Lots of good posts since my last post. I will try to answer some questions in this post.

 

Ripping

I must confess that I did not know that iTunes can rip with error correction, well it can. It is still not checked against a database, but maybe it is not that bad. I still believe the best ripping software is dbpoweramp (windows and mac) and EAC (mac)

There are many guides on the internet as well as several posts about this by myself here on SNA on how to rip in a fashion that makes it easy to find your files.

The secret is to rip it properly the first time!

(It may be possible using the tools already mentioned or those you get with dbpoweramp to do batch conversions and get metadata) XLD can also do conversions.

 

Replay gain

I believe in it and use it

 

Format

If you rip to WAV it takes the most space and possibly cause metadata issues.

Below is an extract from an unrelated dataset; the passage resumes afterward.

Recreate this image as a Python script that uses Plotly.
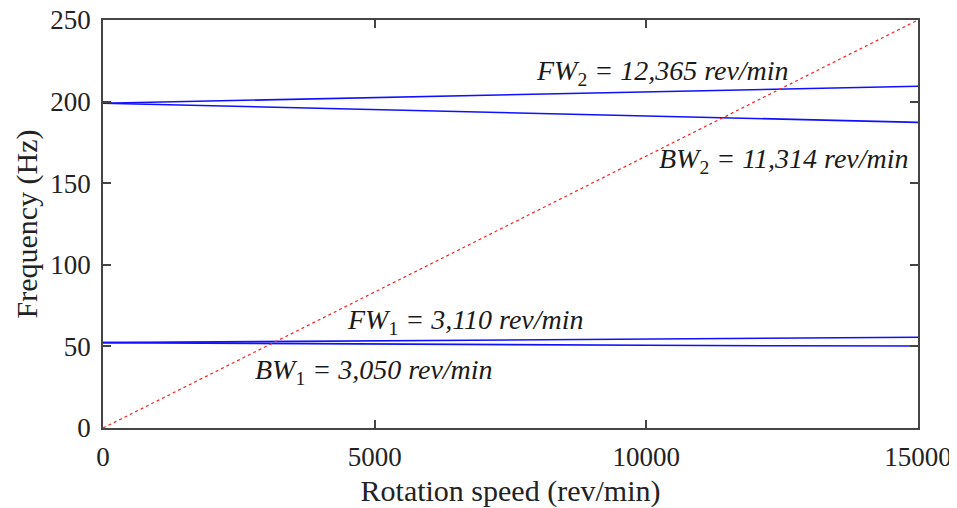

I am not that concerned in which format one rips. 

There are people that believe that playback between flac, AIFF, ALAC, WAV has audible differences. I cannot prove them wrong. I just rip to flac as I find it easier.  I would recommend ripping to the format you like.

I have read many opinions that AIFF sounds better/different from flac. I dont stress about it. 

My solution is to either rip simultaneously to WAV, flac, AIFF and MP3 with dbpoweramp. That way I have lots of backups and stuff in every format I would like to use.

Alternatively just rip into one and then use dbpoweramp to batch convert to another format of your choice

 

Playback

There are so many options.

I would do the research and use the one you like and which fits your system. 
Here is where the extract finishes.